Rhone Resch, CEO of the Solar Energy Industries Association explained recently, “Natural gas and renewables complement each other very nicely.”  Director-general of the International Renewable Energy Agency (IRENA) Adnan Amim told Bloomberg, “‘Shale gas at low cost can help to create a hybrid system,’ whereby more gas-fired power is fed to the grid…and augmented by wind and solar.”

As a report by the Texas Clean Energy Coalition found, natural gas and renewables “are complementary, not competing, resources.”

Problem #4: Study’s authors have anti-fossil fuel agenda

Lead author Kuishuang Feng and co-author Klaus Hubacek have both pushed peak oil theory, also coauthoring a 2013 study entitled, “Economic Vulnerability to Peak Oil.”  As Hubacek said about the study,

“Our findings provide early warnings to these and related industries about potential trouble in their supply chain,” UMD Professor Hubacek said

Fellow co-author Steven Davis has also previously weighed in publically on his disapproval of natural gas. Davis wrote the following comment article along with fellow UC Irvine professor Christine Shearer for Nature:

“In the absence of new climate policies, increased supplies of natural gas could actually delay    decarbonization of the global energy system.”

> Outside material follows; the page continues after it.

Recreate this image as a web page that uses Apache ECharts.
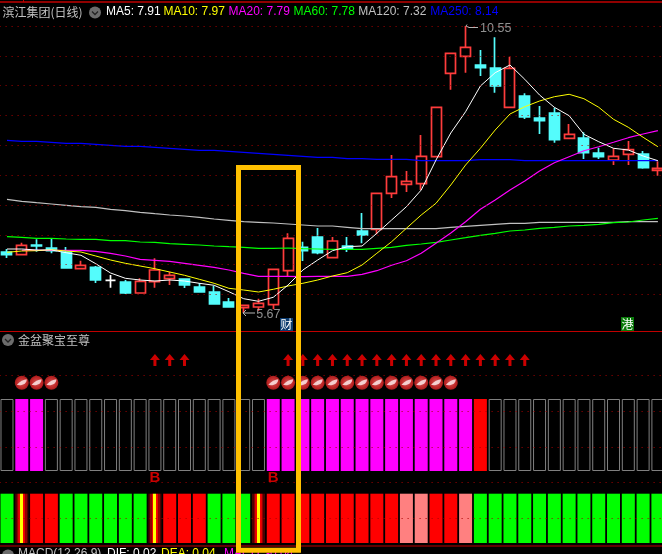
<!DOCTYPE html>
<html><head><meta charset="utf-8">
<style>html,body{margin:0;padding:0;background:#000;overflow:hidden}#c{width:662px;height:554px}</style>
<script src="https://cdn.jsdelivr.net/npm/echarts@6/dist/echarts.min.js"></script>
</head><body><div id="c"></div>
<script>
const open  = [6.708,6.662,6.825,6.776,6.708,6.424,6.448,6.224,6.198,6.011,6.203,6.254,6.249,6.113,6.028,5.858,5.761,5.773,5.812,6.39,6.788,6.963,6.611,6.81,7.065,7.094,7.706,7.859,7.869,8.328,9.746,10.035,9.887,9.836,9.168,9.36,8.986,9.071,8.641,8.646,8.391,8.272,8.369,8.374,8.097];
const close = [6.662,6.822,6.81,6.73,6.436,6.482,6.232,6.224,6.011,6.21,6.402,6.312,6.147,6.028,5.824,5.773,5.802,5.836,6.414,6.941,6.73,6.696,6.895,6.759,6.997,7.706,7.99,7.91,8.335,9.168,10.086,10.188,9.841,9.53,9.831,9.003,8.94,8.617,8.709,8.396,8.328,8.335,8.447,8.141,8.131];
const low   = [6.606,6.662,6.713,6.686,6.436,6.424,6.181,6.101,5.994,6.011,6.101,6.147,6.096,6.028,5.824,5.773,5.67,5.71,5.734,6.30,6.555,6.669,6.611,6.708,6.856,7.009,7.626,7.728,7.762,8.328,9.467,9.756,9.70,9.416,9.168,8.969,8.714,8.566,8.629,8.289,8.289,8.187,8.187,8.124,8.005];
const high  = [6.759,6.866,6.924,6.934,6.793,6.56,6.47,6.317,6.232,6.261,6.601,6.373,6.261,6.181,6.13,5.926,5.802,5.914,6.414,7.026,6.883,7.116,6.963,6.963,7.371,7.706,8.357,8.085,8.697,9.168,10.086,10.55,10.142,10.358,10.028,9.406,9.19,9.161,8.884,8.743,8.481,8.471,8.595,8.425,8.25];
const ma5   = [6.759,6.759,6.742,6.742,6.696,6.652,6.509,6.351,6.261,6.232,6.215,6.232,6.215,6.176,6.142,6.033,5.914,5.870,5.938,6.147,6.402,6.572,6.730,6.798,6.81,7.026,7.252,7.478,7.762,8.272,8.731,9.093,9.53,9.756,9.887,9.644,9.377,9.168,9.025,8.709,8.583,8.471,8.442,8.34,8.26];
const ma10  = [6.703,6.725,6.730,6.747,6.725,6.708,6.64,6.572,6.516,6.47,6.424,6.368,6.312,6.244,6.176,6.091,6.062,6.028,6.074,6.13,6.176,6.232,6.30,6.356,6.487,6.686,6.883,7.111,7.337,7.536,7.847,8.187,8.471,8.782,9.054,9.178,9.275,9.348,9.389,9.314,9.168,8.964,8.828,8.658,8.498];
const ma20  = [null,6.737,6.737,6.737,6.737,6.737,6.720,6.686,6.64,6.584,6.567,6.55,6.516,6.482,6.448,6.402,6.346,6.295,6.295,6.295,6.288,6.295,6.295,6.295,6.329,6.39,6.482,6.56,6.686,6.856,7.031,7.223,7.434,7.592,7.762,7.915,8.085,8.226,8.328,8.430,8.498,8.573,8.651,8.714,8.770];
const ma60  = [6.968,6.958,6.941,6.941,6.929,6.924,6.924,6.900,6.900,6.878,6.873,6.849,6.839,6.827,6.81,6.798,6.788,6.771,6.771,6.776,6.764,6.759,6.754,6.754,6.754,6.771,6.788,6.822,6.844,6.873,6.912,6.951,6.992,7.026,7.065,7.082,7.111,7.128,7.15,7.162,7.179,7.206,7.218,7.252,7.281];
const ma120 = [7.604,7.57,7.546,7.524,7.502,7.478,7.468,7.434,7.41,7.383,7.359,7.337,7.32,7.298,7.269,7.247,7.223,7.213,7.201,7.184,7.167,7.15,7.15,7.128,7.104,7.104,7.104,7.104,7.104,7.104,7.128,7.145,7.162,7.179,7.196,7.196,7.213,7.213,7.213,7.213,7.213,7.213,7.223,7.223,7.223];
const ma250 = [8.607,8.590,8.590,8.573,8.556,8.556,8.539,8.522,8.505,8.505,8.488,8.471,8.454,8.437,8.437,8.420,8.403,8.386,8.369,8.352,8.335,8.318,8.318,8.294,8.294,8.284,8.284,8.284,8.260,8.260,8.260,8.260,8.277,8.277,8.277,8.260,8.260,8.260,8.260,8.260,8.260,8.260,8.260,8.260,8.260];
const priceLevels = [10.55,10.043,9.537,9.030,8.524,8.017,7.51,7.004,6.497,5.991];
const panelLevels = [42,78,114,149,185];
// g grey outline, m magenta, r red
const topStrip = ('g'+'mm'+'ggggggggggggggg'+'mmmmmmmmmmmmmm'+'r'+'gggggggggggg').split('');
// G green, R red, P pink, F flash
const botStrip = ('G'+'F'+'RR'+'GGGGGG'+'F'+'RRR'+'GGG'+'F'+'RRRRRRRRR'+'PP'+'RR'+'P'+'GGGGGGGGGGGGG').split('');
const arrowIdx = [10,11,12,19,20,21,22,23,24,25,26,27,28,29,30,31,32,33,34,35];
const ballIdx  = [1,2,3,18,19,20,21,22,23,24,25,26,27,28,29,30];
const bIdx     = [10,18];
const categories = open.map((_, i) => String(i + 1));

const RED = '#ff3c3c', CYAN = '#54fcfc', DOT = '#a80000';
const candleData = open.map((o, i) => {
  const v = [o, close[i], low[i], high[i]];
  return i === 7 ? {value: v, itemStyle: {color: '#fff', color0: '#fff', borderColor: '#fff', borderColor0: '#fff'}} : v;
});
const flash = {type: 'linear', x: 0, y: 0, x2: 1, y2: 0, colorStops: [
  {offset: 0, color: '#500000'}, {offset: .12, color: '#500000'}, {offset: .12, color: '#900000'}, {offset: .24, color: '#900000'},
  {offset: .24, color: '#d80000'}, {offset: .38, color: '#ff0000'}, {offset: .38, color: '#ff0000'}, {offset: .39, color: '#ffff00'},
  {offset: .61, color: '#ffff00'}, {offset: .62, color: '#ff0000'}, {offset: .76, color: '#d80000'}, {offset: .76, color: '#900000'},
  {offset: .88, color: '#900000'}, {offset: .88, color: '#500000'}, {offset: 1, color: '#500000'}]};
const botColor = {G: '#00ff00', R: '#ff0000', P: '#ff8080', F: flash};
const maLine = (name, data, color, width) => ({name, type: 'line', data, xAxisIndex: 0, yAxisIndex: 0, showSymbol: false, symbol: 'none',
  lineStyle: {color, width: width || 1}, z: 3, silent: true, connectNulls: false, animation: false});
const levelLine = (levels, axis) => ({type: 'line', data: [], xAxisIndex: axis, yAxisIndex: axis, z: 1, silent: true,
  markLine: {silent: true, symbol: 'none', animation: false, label: {show: false},
    lineStyle: {color: DOT, width: 1, type: [1, 5]}, data: levels.map(v => ({yAxis: v}))}});
const stackBar = (data) => ({type: 'bar', stack: 's', xAxisIndex: 1, yAxisIndex: 1, barWidth: 13, data, z: 2, silent: true});
const base = v => categories.map(() => ({value: v, itemStyle: {color: 'transparent'}}));
const txt = (x, y, text, fill, font) => ({type: 'text', x, y, silent: true, z: 20, style: {text, fill, font: font || '12px "Liberation Sans"', textVerticalAlign: 'middle'}});
const cn = '12px "Noto Sans CJK SC"';
const icon = (cx, cy) => [
  {type: 'circle', shape: {cx, cy, r: 6}, style: {fill: '#6c6c6c'}, z: 20, silent: true},
  {type: 'polyline', shape: {points: [[cx - 3, cy - 1], [cx, cy + 2], [cx + 3, cy - 1]]}, style: {stroke: '#222', lineWidth: 1.3, fill: null}, z: 21, silent: true}];
const hline = (y, w) => ({type: 'line', shape: {x1: 0, y1: y, x2: 662, y2: y}, style: {stroke: '#c00000', lineWidth: w || 1}, z: 10, silent: true});
const axisOff = {show: false};

const chart = echarts.init(document.getElementById('c'), null, {renderer: 'canvas'});
chart.setOption({
  animation: false, backgroundColor: '#000',
  grid: [
    {left: -0.4, width: 665.7, top: 20, height: 312, outerBoundsMode: 'none'},
    {left: -0.4, width: 665.7, top: 333, height: 213, outerBoundsMode: 'none'}
  ],
  xAxis: [
    {type: 'category', data: categories, gridIndex: 0, ...axisOff},
    {type: 'category', data: categories, gridIndex: 1, ...axisOff}
  ],
  yAxis: [
    {type: 'value', gridIndex: 0, min: 5.348, max: 10.652, scale: true, ...axisOff},
    {type: 'value', gridIndex: 1, min: 0, max: 213, inverse: true, ...axisOff}
  ],
  series: [
    levelLine(priceLevels, 0),
    {type: 'candlestick', data: candleData, xAxisIndex: 0, yAxisIndex: 0, barWidth: 10.5, z: 2, silent: true,
      itemStyle: {color: '#000', color0: CYAN, borderColor: RED, borderColor0: CYAN, borderWidth: 1.7}},
    maLine('MA120', ma120, '#c0c0c0', 1.2),
    maLine('MA60', ma60, '#00ff00', 1.2),
    maLine('MA250', ma250, '#0000ff', 1.3),
    maLine('MA20', ma20, '#ff00ff', 1.2),
    maLine('MA10', ma10, '#ffff00'),
    maLine('MA5', ma5, '#ffffff'),
    {type: 'scatter', xAxisIndex: 0, yAxisIndex: 0, data: [[31, 10.55]], symbolSize: 1, itemStyle: {color: 'transparent'}, silent: true, z: 6,
      label: {show: true, position: 'right', offset: [9, 3], formatter: '10.55', color: '#b4b4b4', fontSize: 12.5, fontFamily: 'Liberation Sans'}},
    {type: 'scatter', xAxisIndex: 0, yAxisIndex: 0, data: [[16, 5.67]], symbolSize: 1, itemStyle: {color: 'transparent'}, silent: true, z: 6,
      label: {show: true, position: 'right', offset: [7, 1], formatter: '5.67', color: '#b4b4b4', fontSize: 12.5, fontFamily: 'Liberation Sans'}},
    levelLine(panelLevels, 1),
    stackBar(base(66)),
    stackBar(topStrip.map(s => ({value: 72, itemStyle: s === 'g'
      ? {color: '#000', borderColor: '#808080', borderWidth: 1}
      : {color: s === 'm' ? '#ff00ff' : '#ff0000'}}))),
    stackBar(base(22.7)),
    stackBar(botStrip.map(s => ({value: 49.3, itemStyle: {color: botColor[s]}}))),
    {type: 'scatter', xAxisIndex: 1, yAxisIndex: 1, data: arrowIdx.map(i => [i, 27]), silent: true, z: 5,
      symbol: 'path://M5 0L10 6L6.5 6L6.5 12L3.5 12L3.5 6L0 6Z', symbolSize: [10, 12], itemStyle: {color: '#ff0000'}},
    {type: 'scatter', xAxisIndex: 1, yAxisIndex: 1, data: ballIdx.map(i => [i, 49.7]), silent: true, z: 5,
      symbol: 'circle', symbolSize: 14,
      itemStyle: {color: {type: 'radial', x: .5, y: .5, r: .55, colorStops: [{offset: 0, color: '#ff7070'}, {offset: .65, color: '#f03030'}, {offset: 1, color: '#c42020'}]}}},
    {type: 'scatter', xAxisIndex: 1, yAxisIndex: 1, data: ballIdx.map(i => [i, 49.2]), silent: true, z: 6,
      symbol: 'path://M0 6C3 3 7 1 10 1C10 3 9 4 8 5C6 6 3 7 0 6Z', symbolSize: [10, 6], itemStyle: {color: '#fff0f0'}},
    {type: 'scatter', xAxisIndex: 1, yAxisIndex: 1, data: bIdx.map(i => [i, 145.3]), silent: true, z: 6, symbolSize: 1, itemStyle: {color: 'transparent'},
      label: {show: true, position: 'inside', formatter: 'B', color: '#ff0000', fontSize: 15, fontWeight: 'bold', fontFamily: 'Liberation Sans'}}
  ],
  graphic: [
    hline(2, 1.5), hline(331.5, 1), hline(546, 1.2),
    {type: 'line', shape: {x1: 23.5, y1: 0, x2: 23.5, y2: 2}, style: {stroke: '#c00000', lineWidth: 1}, z: 10, silent: true},
    txt(2.5, 12.5, '滨江集团(日线)', '#c0c0c0', cn),
    ...icon(95, 12.5),
    txt(106, 12, 'MA5: 7.91', '#ffffff'),
    txt(163.5, 12, 'MA10: 7.97', '#ffff00'),
    txt(228.5, 12, 'MA20: 7.79', '#ff00ff'),
    txt(293.5, 12, 'MA60: 7.78', '#00ff00'),
    txt(358.3, 12, 'MA120: 7.32', '#c0c0c0'),
    txt(430.3, 12, 'MA250: 8.14', '#0000ff'),
    ...icon(8, 340),
    txt(18, 340.5, '金盆聚宝至尊', '#c0c0c0', cn),
    ...icon(8, 555.5),
    txt(18, 554, 'MACD(12,26,9)', '#c0c0c0'),
    txt(107, 554, 'DIF: 0.02', '#ffffff'),
    txt(161, 554, 'DEA: 0.04', '#ffff00'),
    txt(224, 554, 'MACD: -0.04', '#ff00ff'),
    {type: 'polyline', shape: {points: [[467, 24.5], [466, 26], [469, 27.5], [478, 27.5]]}, style: {stroke: '#b4b4b4', lineWidth: 1, fill: null}, z: 9, silent: true},
    {type: 'polyline', shape: {points: [[246, 310], [243, 313], [246, 316], [243, 313], [255, 313]]}, style: {stroke: '#b4b4b4', lineWidth: 1, fill: null}, z: 9, silent: true},
    {type: 'rect', shape: {x: 280, y: 318, width: 13, height: 13}, style: {fill: '#0a3a6e'}, z: 9, silent: true},
    txt(280.5, 324.5, '财', '#ffffff', cn),
    {type: 'rect', shape: {x: 621, y: 317, width: 13, height: 14}, style: {fill: '#0a7a0a'}, z: 9, silent: true},
    txt(621.5, 324, '港', '#ffffff', cn),
    {type: 'rect', shape: {x: 238.5, y: 167.5, width: 60, height: 382.8}, style: {fill: null, stroke: '#ffc000', lineWidth: 5}, z: 30, silent: true}
  ]
});
</script></body></html>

The report also cites and relies on the infamous (and now thoroughly discredited) 2011 methane report authored by noted anti-fracking activist scientists Anthony Ingraffea and Robert Howarth.


That countless experts and credible organizations – including the “gold standard” IPCC – have enthusiastically endorsed natural gas as a key contributor to greenhouse gas reductions and a cleaner energy future – should be enough indication that these researchers are on the wrong track.

The fact remains that no other country has made as much progress as the U.S. in cutting C02 emissions while at the same time, growing the economy.  No wonder University of California-Berkeley physics professor Richard Muller has said, “Environmentalists who oppose the development of shale gas and fracking are making a tragic mistake.”